Corría el año 1939 y España había salido de su particular
guerra civil. Tres años habían dado para mucho y grandes extensiones de tierra
habían quedado arrasadas o vaciadas de población. Si España estaba atrasada
varias casillas respecto a Europa en el Gran Juego de la Civilización, la
Guerra Civil directamente le había hecho que el resto de países nos pusieran
las instrucciones en las manos y nos dijeran “léete esto otra vez y dentro de
un rato pones la ficha en la casilla de salida”.
Las grandes batallas de la Guerra Civil se habían combatido
en campo abierto. La toma de núcleos urbanos como Teruel o Belchite realmente
eran partes mas pequeñas de un plan que se decidía en las grandes amplitudes.
Con tanques y soldados por todos lados, era normal que el medio rural estuviera
un poco abandonado.
Pero eso se tradujo en baja producción agrícola y hambrunas,
porque apenas había nadie cultivando alimentos. Lo más recordado son las famosas
cartillas de racionamiento, pero menos conocido es un auténtico intento de
hacer parecer guay el campo, para intentar trasvasar la población urbana al
medio rural. El problema es que, por mucha propaganda descarada que hagas, no
es guay trabajar de sol a sol.
El franquismo intentó desesperadamente hacer atractivo el
campo. El Servicio Nacional de Regiones Devastadas trató de levantar pueblos
sencillos y modernos, adoptados simbólicamente por Francisco Franco. La
propaganda intentó que la decisión fuera fácil: ¿Dónde prefieres vivir, en un
piso de mierda en el centro de Madrid (con vecinos que probablemente eran rojos
en 1936 y se quieren comer a tus niños) o en un flamante adosado (con corral
con capacidad para seis gallinas) en Miravete del Secarral, pueblo
recientemente apadrinado por nuestro invicto Caudillo, que nunca pasará de moda?
El caso, lo de los pinos.
Éxito, lo que se dice éxito, tuvo moderado. Hubo gente que
se marchó al campo, pero tampoco se alivió la situación demasiado. El Frente de
Juventudes dijo “apártate, que voy a probar yo, que esto hay que inculcarlo de
crío”. Así que, de alguna forma, se encontró la excusa para justificar un
cuidado de la naturaleza, planteando la repoblación como un problema espiritual
de la nación que exigía un sacrificio en beneficio del futuro de los jóvenes.
Literalmente se les pedía que plantaran árboles ahora, para que los niños
nacional-sindicalistas del futuro los pudieran disfrutar.
Además de educación física y moral, ahora los niños tenían
salían de las colonias del Frente de Juventudes con un B2 en manejo de la pala.
Y se repobló sin talento, como si regalaran los árboles, porque el pino era
barato y crecía en cualquier parte sin demasiados cuidados.

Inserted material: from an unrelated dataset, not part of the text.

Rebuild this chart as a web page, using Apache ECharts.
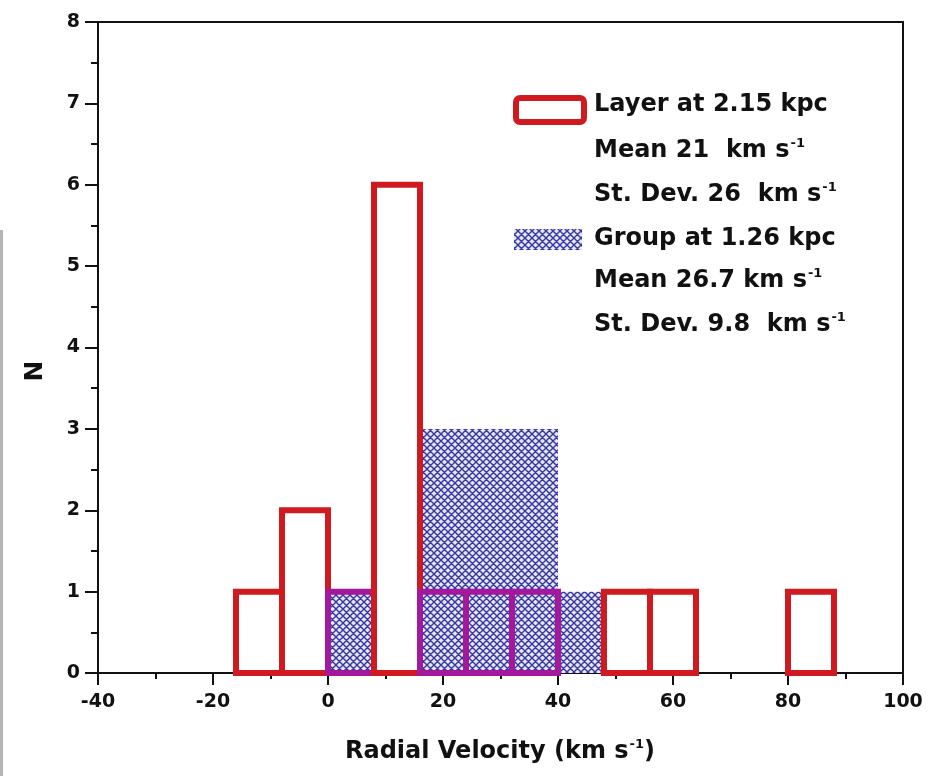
<!DOCTYPE html>
<html><head><meta charset="utf-8">
<script src="https://cdn.jsdelivr.net/npm/echarts@6/dist/echarts.min.js"></script>
<style>html,body{margin:0;padding:0;background:#fff}#c{width:929px;height:776px}</style>
</head><body><div id="c"></div>
<script>
// ---- data ----
const binStarts = [-16, -8, 0, 8, 16, 24, 32, 40, 48, 56, 64, 72, 80];
const binWidth = 8;
const layerCounts = [1, 2, 1, 6, 1, 1, 1, 0, 1, 1, 0, 0, 1];
const groupCounts = [0, 0, 1, 0, 3, 3, 3, 1, 0, 0, 0, 0, 0];
const layerLegend = ['Layer at 2.15 kpc', 'Mean 21  km s{sup|-1}', 'St. Dev. 26  km s{sup|-1}'];
const groupLegend = ['Group at 1.26 kpc', 'Mean 26.7 km s{sup|-1}', 'St. Dev. 9.8  km s{sup|-1}'];
const xAxisTitle = 'Radial Velocity (km s{sup|-1})';
const yAxisTitle = 'N';

// ---- styles ----
const FONT = '"DejaVu Sans", sans-serif';
const RED = '#cf1a20';
const PURPLE = '#a3189c';
const INK = '#111';

function makeHatch() {
  const s = 7, c = document.createElement('canvas');
  c.width = s; c.height = s;
  const g = c.getContext('2d');
  g.fillStyle = '#e6e6fc'; g.fillRect(0, 0, s, s);
  g.strokeStyle = '#3636a0'; g.lineWidth = 1.4;
  g.beginPath();
  for (const d of [-s, 0, s]) {
    g.moveTo(d, 0); g.lineTo(d + s, s);
    g.moveTo(d + s, 0); g.lineTo(d, s);
  }
  g.stroke();
  return c;
}
const hatch = { type: 'pattern', image: makeHatch(), repeat: 'repeat' };

const groupData = binStarts.map((s, i) => [s, s + binWidth, groupCounts[i]]).filter(d => d[2] > 0);
const layerData = binStarts.map((s, i) => [s, s + binWidth, layerCounts[i], groupCounts[i] > 0 ? 1 : 0]).filter(d => d[2] > 0);

function barShape(api) {
  const p0 = api.coord([api.value(0), 0]);
  const p1 = api.coord([api.value(1), api.value(2)]);
  return { x: p0[0], y: p1[1], width: p1[0] - p0[0], height: p0[1] - p1[1] };
}

const legendTexts = [];
const lineYs = [105, 151, 195, 239, 281, 325];
layerLegend.concat(groupLegend).forEach((t, i) => {
  legendTexts.push({
    type: 'text', z: 100,
    style: {
      text: t, x: 594, y: lineYs[i], verticalAlign: 'middle', align: 'left',
      font: 'bold 24px ' + FONT, fill: INK,
      rich: { sup: { font: 'bold 13px ' + FONT, padding: [0, 0, 14, 1], fill: INK } }
    }
  });
});

const chart = echarts.init(document.getElementById('c'), null, { renderer: 'canvas' });
chart.setOption({
  animation: false,
  backgroundColor: '#fff',
  grid: { left: 98, right: 26, top: 22, bottom: 103, show: true, borderColor: INK, borderWidth: 2, backgroundColor: 'transparent' },
  xAxis: {
    type: 'value', min: -40, max: 100, interval: 20,
    axisLine: { onZero: false, lineStyle: { color: INK, width: 2 } },
    axisTick: { length: 12, lineStyle: { color: INK, width: 2 } },
    minorTick: { show: true, splitNumber: 2, length: 6, lineStyle: { color: INK, width: 2 } },
    splitLine: { show: false }, minorSplitLine: { show: false },
    axisLabel: { margin: 20, color: INK, fontFamily: FONT, fontWeight: 'bold', fontSize: 19, showMinLabel: true, showMaxLabel: true }
  },
  yAxis: {
    type: 'value', min: 0, max: 8, interval: 1,
    axisLine: { onZero: false, lineStyle: { color: INK, width: 2 } },
    axisTick: { length: 13, lineStyle: { color: INK, width: 2 } },
    minorTick: { show: true, splitNumber: 2, length: 7, lineStyle: { color: INK, width: 2 } },
    splitLine: { show: false }, minorSplitLine: { show: false },
    axisLabel: { margin: 18, color: INK, fontFamily: FONT, fontWeight: 'bold', fontSize: 19, showMinLabel: true, showMaxLabel: true }
  },
  series: [
    {
      name: 'Group at 1.26 kpc', type: 'custom', z: 2,
      encode: { x: [0, 1], y: 2 },
      data: groupData,
      renderItem: (params, api) => ({ type: 'rect', shape: barShape(api), style: { fill: hatch, stroke: null } })
    },
    {
      name: 'Layer at 2.15 kpc', type: 'custom', z: 3,
      encode: { x: [0, 1], y: 2 },
      data: layerData,
      renderItem: (params, api) => ({
        type: 'rect', shape: barShape(api),
        style: { fill: null, stroke: api.value(3) ? PURPLE : RED, lineWidth: 6, lineJoin: 'miter' }
      })
    }
  ],
  graphic: [
    { type: 'rect', shape: { x: 0, y: 230, width: 3, height: 546 }, style: { fill: '#b5b5b5' } },
    { type: 'rect', z: 100, shape: { x: 516, y: 98, width: 68, height: 24, r: 4 }, style: { fill: '#fff', stroke: RED, lineWidth: 6 } },
    { type: 'rect', z: 100, shape: { x: 514, y: 229, width: 68, height: 21 }, style: { fill: hatch } },
    ...legendTexts,
    {
      type: 'text', z: 100,
      style: {
        text: xAxisTitle, x: 500, y: 752, align: 'center', verticalAlign: 'middle',
        font: 'bold 24px ' + FONT, fill: INK,
        rich: { sup: { font: 'bold 13px ' + FONT, padding: [0, 0, 14, 1], fill: INK } }
      }
    },
    {
      type: 'text', z: 100, x: 35, y: 371, rotation: Math.PI / 2,
      style: { text: yAxisTitle, x: 0, y: 0, align: 'center', verticalAlign: 'middle', font: 'bold 25px ' + FONT, fill: INK }
    }
  ]
});
</script></body></html>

Podías plantar un
pino y volver diez años después, y raro sería que te lo encontraras muerto.
Pero no solamente de mano de obra infantil se pobló el
monte. La gran cantidad de gente sin trabajo hacía que encontrar hombres dispuestos
a trabajar por un techo (y algo de pan) fuera muy fácil. Y luego estaban los que
realmente creían que estaban repoblando árboles para restaurar alguna gloria
imperial, dándose preciosos casos de falangistas con sus camisas oscuras
picando a lomo caliente, entusiasmados, lo que ya proponía Patrimonio Forestal
del Estado en su creación en otoño de 1935.
Se repoblaron muchos montes que habían sido campos de
batalla y la parte buena era que los cráteres de las bombas te ahorraban el
tener que hacer un agujero para plantar el arbolito. La parte mala es que podía
haber aun bombas sin explotar por la zona. Y que te explote una bomba en la
cara puede ser bastante perjudicial para la salud.
La idea era buena: con arbolado sujetando la tierra reseca
de España, aunque fueran simples pinos, se evitaba la desertización, la erosión
del suelo y las temidas avenidas de agua de los barrancos. En la práctica,
estabas llenando el monte de pino carrasco, una especie vegetal que básicamente
es un bidón de gasolina con hojas.
Por eso, cada vez que llegue el verano y digan que se han quemado tantas hectáreas de monte, recuerda a Franco y
su repoblación con pinos altamente inflamables.